Maine regulators are scrutinizing a Spanish energy giant’s agreement to buy the parent company of Central Maine Power Co. as they consider whether to approve the $2.5 billion deal.
Iberdrola is seeking to purchase the remaining 18.4% of shares of Avangrid Inc., CMP’s parent. Avangrid, a publicly traded company, would become privately held, exempt from disclosing with the U.S. Securities and Exchange Commission detailed reports on transactions and its financial performance.
Iberdrola said in March when it announced the deal that it wants to increase its exposure to Avangrid’s network of electricity and gas utilities in the United States.
As a privately held company, Avangrid would have “greater operational flexibility and be relieved of the public reporting requirements under the U.S. federal securities laws,” the Connecticut-based utility said in a regulatory filing.
For example, Avangrid would not have had to file a July 8 disclosure of a subsidiary’s multimillion-dollar sale of a federal lease to Virginia Electric and Power Co.
Iberdrola’s desire for full ownership of Avangrid is in response to major changes in the industry, including volatile prices of commodities such as natural gas, greater regulatory oversight that has led to more uncertainty and a continuing need to raise capital to sustain growth, Avangrid said in a regulatory filing.
CMP asked the state Public Utilities Commission to waive a state law requiring a review of the deal.
In 2008, regulators authorized Iberdrola’s acquisition of 100% of the stock of Energy East, a predecessor of Avangrid, CMP said.
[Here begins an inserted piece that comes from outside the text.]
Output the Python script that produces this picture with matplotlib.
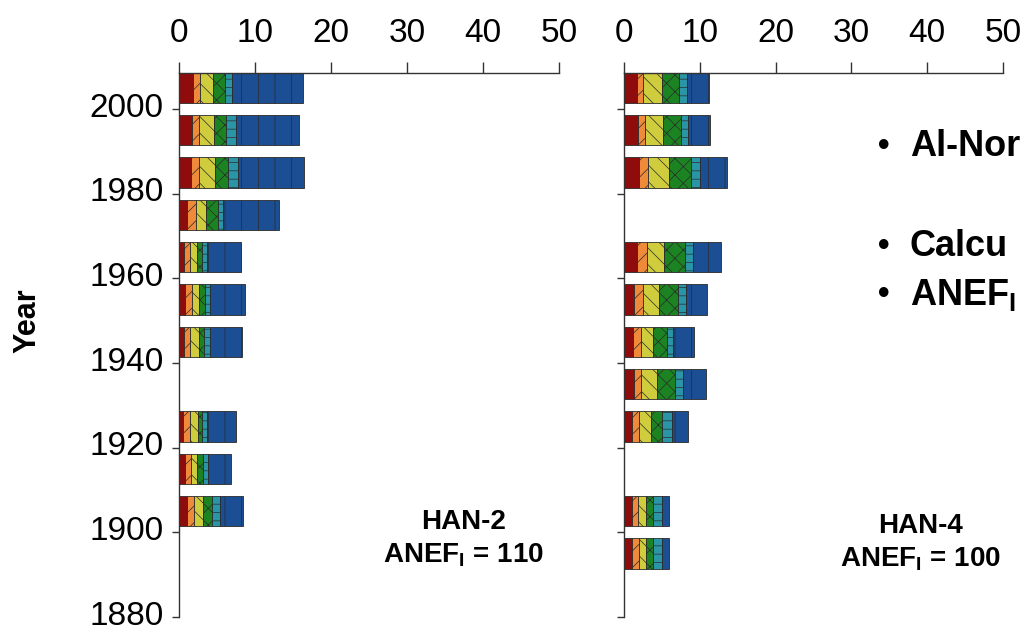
import matplotlib
matplotlib.use('Agg')
import matplotlib.pyplot as plt
import matplotlib.transforms as mtransforms
import numpy as np

plt.rcParams['font.family'] = ['Liberation Sans', 'DejaVu Sans']
plt.rcParams['hatch.linewidth'] = 0.5

# bar centres (year) and stacked class widths
han2_years = [2005, 1995, 1985, 1975, 1965, 1955, 1945, 1925, 1915, 1905]
han2_darkred = [1.8, 1.75, 1.6, 1.1, 0.66, 0.8, 0.66, 0.5, 0.8, 1.0]
han2_orange = [1.0, 0.9, 1.1, 1.15, 0.8, 0.9, 0.8, 0.9, 0.75, 0.97]
han2_yellow = [1.7, 2.0, 2.0, 1.3, 0.87, 1.0, 1.23, 1.05, 0.87, 1.23]
han2_green = [1.5, 1.6, 1.75, 1.55, 0.75, 0.75, 0.65, 0.55, 0.7, 1.1]
han2_teal = [1.0, 1.2, 1.3, 0.7, 0.66, 0.65, 0.75, 0.65, 0.75, 1.1]
han2_blue = [9.3, 8.3, 8.7, 7.4, 4.4, 4.6, 4.17, 3.85, 2.95, 3.0]

han4_years = [2005, 1995, 1985, 1965, 1955, 1945, 1935, 1925, 1905, 1895]
han4_darkred = [1.67, 1.8, 1.98, 1.67, 1.36, 1.23, 1.32, 1.01, 1.0, 1.0]
han4_orange = [0.88, 0.97, 1.22, 1.32, 1.19, 0.97, 0.92, 0.97, 0.88, 1.0]
han4_yellow = [2.42, 2.33, 2.78, 2.33, 2.11, 1.58, 2.07, 1.58, 0.97, 0.9]
han4_green = [2.33, 2.37, 2.86, 2.73, 2.51, 1.85, 2.42, 1.41, 1.01, 0.97]
han4_teal = [0.97, 1.03, 1.16, 1.1, 1.01, 0.88, 1.1, 1.33, 1.1, 1.1]
han4_blue = [3.0, 2.85, 3.6, 3.65, 2.72, 2.73, 2.94, 2.1, 0.97, 1.0]

year_ticks = [1880, 1900, 1920, 1940, 1960, 1980, 2000]
x_ticks = [0, 10, 20, 30, 40, 50]

colors = ['#8e0c0c', '#ef8a3a', '#cfcd3e', '#1c8322', '#2a95a6', '#1b4e92']
hatches = ['', '//', '\\\\', 'xx', '--', '|']

fig = plt.figure(figsize=(10.28, 6.33), dpi=100)
ax1 = fig.add_axes([0.1741, 0.0253, 0.3696, 0.8594])
ax2 = fig.add_axes([0.607, 0.0253, 0.3687, 0.8594])


def draw(ax, years, parts, show_labels):
    left = np.zeros(len(years))
    for vals, c, h in zip(parts, colors, hatches):
        ax.barh(years, vals, height=7.2, left=left, color=c, hatch=h,
                edgecolor='#2a2a2a', linewidth=0.6)
        left = left + np.array(vals)
    ax.set_xlim(0, 50)
    ax.set_ylim(1880, 2008.5)
    ax.xaxis.tick_top()
    ax.set_xticks(x_ticks)
    ax.set_yticks(year_ticks)
    if not show_labels:
        ax.set_yticklabels([])
    ax.spines['right'].set_visible(False)
    ax.spines['bottom'].set_visible(False)
    for s in ['left', 'top']:
        ax.spines[s].set_color('#333333')
        ax.spines[s].set_linewidth(1.0)
    ax.tick_params(axis='x', direction='out', length=8, width=1.0,
                   color='#333333', labelsize=24, pad=9)
    ax.tick_params(axis='y', direction='out', length=5, width=1.0,
                   color='#333333', labelsize=24, pad=6)


draw(ax1, han2_years, [han2_darkred, han2_orange, han2_yellow, han2_green,
                       han2_teal, han2_blue], True)
draw(ax2, han4_years, [han4_darkred, han4_orange, han4_yellow, han4_green,
                       han4_teal, han4_blue], False)

# nudge year labels up a little so the bottom one stays inside the figure
shift = mtransforms.ScaledTranslation(0, 3 / 72, fig.dpi_scale_trans)
for lab in ax1.get_yticklabels():
    lab.set_transform(lab.get_transform() + shift)

fig.text(0.027, 0.494, 'Year', rotation=90, fontsize=22, fontweight='bold',
         ha='center', va='center')

ax1.text(37.4, 1898.4, 'HAN-2\nANEF$_\\mathregular{I}$ = 110', ha='center',
         va='center', fontsize=20, fontweight='bold', linespacing=1.3)
ax2.text(39.05, 1897.5, 'HAN-4\nANEF$_\\mathregular{I}$ = 100', ha='center',
         va='center', fontsize=20, fontweight='bold', linespacing=1.3)

fig.text(0.854, 0.769, '\u2022', fontsize=24, fontweight='bold', va='center')
fig.text(0.885, 0.769, 'Al-Nor', fontsize=26, fontweight='bold', va='center')
fig.text(0.854, 0.611, '\u2022', fontsize=24, fontweight='bold', va='center')
fig.text(0.885, 0.611, 'Calcu', fontsize=26, fontweight='bold', va='center')
fig.text(0.854, 0.534, '\u2022', fontsize=24, fontweight='bold', va='center')
fig.text(0.885, 0.534, 'ANEF$_\\mathregular{I}$', fontsize=26,
         fontweight='bold', va='center')

fig.savefig('out.png', dpi=100)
As a result, Iberdrola indirectly owned 100% of the common shares of CMP and Maine Natural Gas through Iberdrola USA Inc., a wholly owned subsidiary that merged with UIL Holdings in 2015 to form Avangrid.
The deal will “not result in a change in control” of the electric utility and Maine Natural Gas, will “only modestly increase” Iberdrola’s ownership share of Avangrid, and will have no effect on customers, the utility told regulators.
Iberdrola’s move raises the issue of foreign ownership that figured prominently in last year’s unsuccessful campaign to replace CMP and Versant Power with a publicly owned and controlled utility. Critics say revenue and profit generated in Maine benefit the foreign owners of CMP and Versant, which is owned by Enmax, a Canadian energy company.
Our Power, an advocacy group that campaigned for the public utility, disputes CMP’s claims that tighter ownership by Iberdrola will change little, if anything. It says the Iberdrola-Avangrid deal will transfer ownership and control of the utility, directly influencing the accountability and transparency.
Treating Avangrid’s assets and business “as entirely its own involves a very fundamental change in the nature and extent of Iberdrola’s power over this public utility holding parent company,” it said.
Industry analyst John Quackenbush, president of JQ Resources, said foreign ownership of utilities is “fairly common.” Competition for investments is global and most utilities have between 10% and 15% foreign ownership and some are as high as 100%, he said.
The PUC allowed Our Power to be an intervenor in the case, citing its interest in “local control” and saying at least one member is a CMP ratepayer.
Intervenors receive official documents and may participate in PUC meetings. Mandatory intervention is granted to individuals or groups “substantially and directly” affected by regulatory proceedings and to government agencies, according to the PUC. For other groups, regulators decide who may intervene.
CMP objected to Our Power’s request to intervene. The group may seek “broad and intrusive” access to documents, not to help regulators consider CMP’s corporate ownership, “but rather to engage in a fishing expedition” to advance its political interests, CMP said.
CMP serves more than 636,000 electricity customers in southern and Central Maine. Maine Natural Gas has about 6,000 customers.
The PUC is expected to review information and testimony through mid-November.